Input for this task start

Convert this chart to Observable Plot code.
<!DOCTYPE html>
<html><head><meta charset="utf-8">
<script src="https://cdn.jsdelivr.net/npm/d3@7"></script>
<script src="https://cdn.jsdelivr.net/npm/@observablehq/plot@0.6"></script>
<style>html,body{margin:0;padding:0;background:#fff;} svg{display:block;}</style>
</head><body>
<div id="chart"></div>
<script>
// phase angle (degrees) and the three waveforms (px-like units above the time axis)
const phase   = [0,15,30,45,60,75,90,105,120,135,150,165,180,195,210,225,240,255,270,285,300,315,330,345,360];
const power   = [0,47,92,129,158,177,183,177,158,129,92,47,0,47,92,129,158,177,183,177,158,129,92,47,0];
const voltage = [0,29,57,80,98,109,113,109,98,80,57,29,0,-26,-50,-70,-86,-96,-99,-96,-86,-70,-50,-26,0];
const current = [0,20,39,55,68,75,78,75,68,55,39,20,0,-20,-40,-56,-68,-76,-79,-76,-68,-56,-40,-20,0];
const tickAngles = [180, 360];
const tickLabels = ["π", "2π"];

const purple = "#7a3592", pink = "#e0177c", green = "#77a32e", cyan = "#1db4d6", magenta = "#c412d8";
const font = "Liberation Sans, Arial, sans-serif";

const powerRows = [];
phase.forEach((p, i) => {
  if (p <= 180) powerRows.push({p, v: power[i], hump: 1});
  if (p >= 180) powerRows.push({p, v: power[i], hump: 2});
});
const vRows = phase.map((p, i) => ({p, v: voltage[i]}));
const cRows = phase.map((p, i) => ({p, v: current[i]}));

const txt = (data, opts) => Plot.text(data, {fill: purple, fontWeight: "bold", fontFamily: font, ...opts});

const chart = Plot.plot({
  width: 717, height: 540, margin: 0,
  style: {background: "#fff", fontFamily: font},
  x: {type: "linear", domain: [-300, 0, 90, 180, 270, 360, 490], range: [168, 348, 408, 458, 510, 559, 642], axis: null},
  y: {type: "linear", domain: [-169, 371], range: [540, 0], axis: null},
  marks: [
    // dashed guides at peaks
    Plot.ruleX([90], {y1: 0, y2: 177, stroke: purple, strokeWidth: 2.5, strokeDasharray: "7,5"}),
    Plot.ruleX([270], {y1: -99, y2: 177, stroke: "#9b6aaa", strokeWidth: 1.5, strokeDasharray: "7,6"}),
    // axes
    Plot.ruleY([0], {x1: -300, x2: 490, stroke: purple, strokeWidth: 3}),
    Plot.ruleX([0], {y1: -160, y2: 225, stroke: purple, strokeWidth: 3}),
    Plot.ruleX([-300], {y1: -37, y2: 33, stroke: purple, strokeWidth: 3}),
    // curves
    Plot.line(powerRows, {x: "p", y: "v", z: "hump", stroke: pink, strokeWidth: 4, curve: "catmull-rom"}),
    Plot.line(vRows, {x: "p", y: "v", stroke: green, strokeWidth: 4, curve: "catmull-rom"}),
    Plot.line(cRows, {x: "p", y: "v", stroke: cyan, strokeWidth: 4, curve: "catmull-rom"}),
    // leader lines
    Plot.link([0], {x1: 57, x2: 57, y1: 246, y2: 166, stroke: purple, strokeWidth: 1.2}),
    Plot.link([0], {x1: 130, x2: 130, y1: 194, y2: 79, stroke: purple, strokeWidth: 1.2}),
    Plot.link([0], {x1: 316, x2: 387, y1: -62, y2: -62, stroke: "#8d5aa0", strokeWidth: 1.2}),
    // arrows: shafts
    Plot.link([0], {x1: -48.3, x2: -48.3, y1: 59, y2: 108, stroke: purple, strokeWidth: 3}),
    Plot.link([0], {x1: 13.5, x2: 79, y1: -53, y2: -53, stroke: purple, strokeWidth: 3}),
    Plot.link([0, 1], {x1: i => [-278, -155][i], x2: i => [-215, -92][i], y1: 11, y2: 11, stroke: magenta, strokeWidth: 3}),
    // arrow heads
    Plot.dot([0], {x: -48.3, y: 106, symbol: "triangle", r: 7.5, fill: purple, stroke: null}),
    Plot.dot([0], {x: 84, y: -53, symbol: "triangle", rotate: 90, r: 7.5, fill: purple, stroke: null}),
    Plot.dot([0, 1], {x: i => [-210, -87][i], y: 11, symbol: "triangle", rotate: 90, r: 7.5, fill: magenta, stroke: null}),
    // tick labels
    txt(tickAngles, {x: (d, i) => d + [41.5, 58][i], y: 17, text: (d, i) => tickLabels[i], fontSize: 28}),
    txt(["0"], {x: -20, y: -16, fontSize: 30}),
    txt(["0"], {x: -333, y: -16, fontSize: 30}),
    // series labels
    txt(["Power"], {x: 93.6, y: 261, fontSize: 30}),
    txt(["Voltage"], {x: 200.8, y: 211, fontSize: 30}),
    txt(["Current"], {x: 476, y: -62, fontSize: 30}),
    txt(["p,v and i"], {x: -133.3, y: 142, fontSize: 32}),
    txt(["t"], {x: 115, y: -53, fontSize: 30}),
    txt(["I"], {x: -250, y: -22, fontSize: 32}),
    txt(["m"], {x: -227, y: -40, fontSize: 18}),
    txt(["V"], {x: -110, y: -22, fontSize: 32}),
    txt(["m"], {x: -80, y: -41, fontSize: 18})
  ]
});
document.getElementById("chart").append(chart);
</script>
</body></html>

Input for this task end
Input for this task start

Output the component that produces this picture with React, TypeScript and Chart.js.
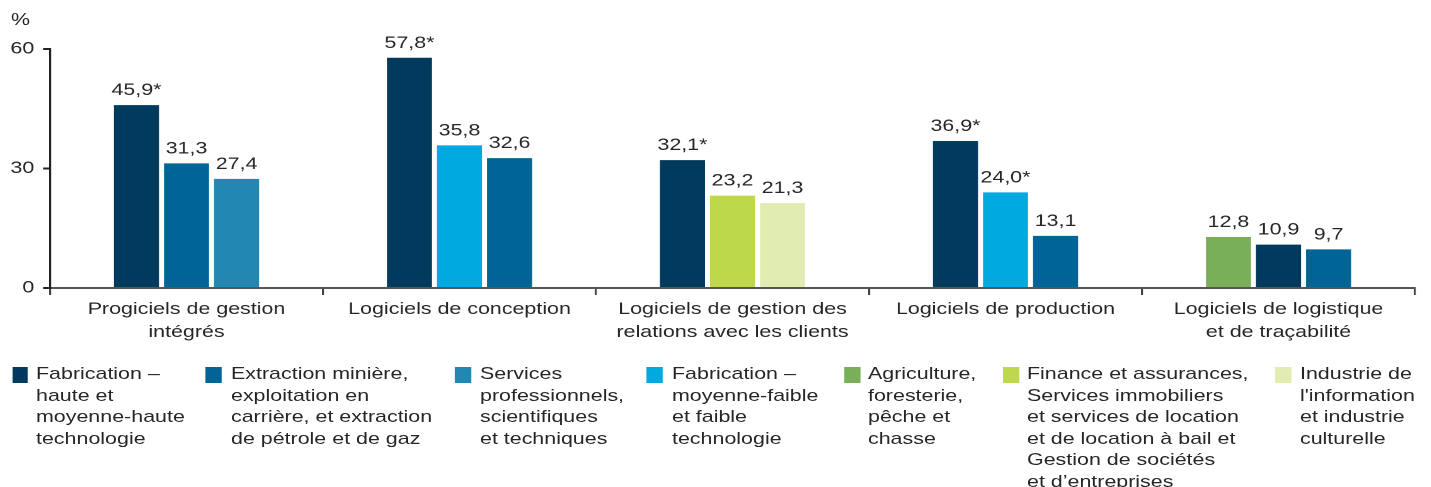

Input for this task end

Everything from the line that contains "Convert this chart to Observable Plot code." to the line that contains "const cRows = phase.map((p, i)" must be transcribed exactly, both end lines included.

# Task answer
Convert this chart to Observable Plot code.
<!DOCTYPE html>
<html><head><meta charset="utf-8">
<script src="https://cdn.jsdelivr.net/npm/d3@7"></script>
<script src="https://cdn.jsdelivr.net/npm/@observablehq/plot@0.6"></script>
<style>html,body{margin:0;padding:0;background:#fff;} svg{display:block;}</style>
</head><body>
<div id="chart"></div>
<script>
// phase angle (degrees) and the three waveforms (px-like units above the time axis)
const phase   = [0,15,30,45,60,75,90,105,120,135,150,165,180,195,210,225,240,255,270,285,300,315,330,345,360];
const power   = [0,47,92,129,158,177,183,177,158,129,92,47,0,47,92,129,158,177,183,177,158,129,92,47,0];
const voltage = [0,29,57,80,98,109,113,109,98,80,57,29,0,-26,-50,-70,-86,-96,-99,-96,-86,-70,-50,-26,0];
const current = [0,20,39,55,68,75,78,75,68,55,39,20,0,-20,-40,-56,-68,-76,-79,-76,-68,-56,-40,-20,0];
const tickAngles = [180, 360];
const tickLabels = ["π", "2π"];

const purple = "#7a3592", pink = "#e0177c", green = "#77a32e", cyan = "#1db4d6", magenta = "#c412d8";
const font = "Liberation Sans, Arial, sans-serif";

const powerRows = [];
phase.forEach((p, i) => {
  if (p <= 180) powerRows.push({p, v: power[i], hump: 1});
  if (p >= 180) powerRows.push({p, v: power[i], hump: 2});
});
const vRows = phase.map((p, i) => ({p, v: voltage[i]}));
const cRows = phase.map((p, i) => ({p, v: current[i]}));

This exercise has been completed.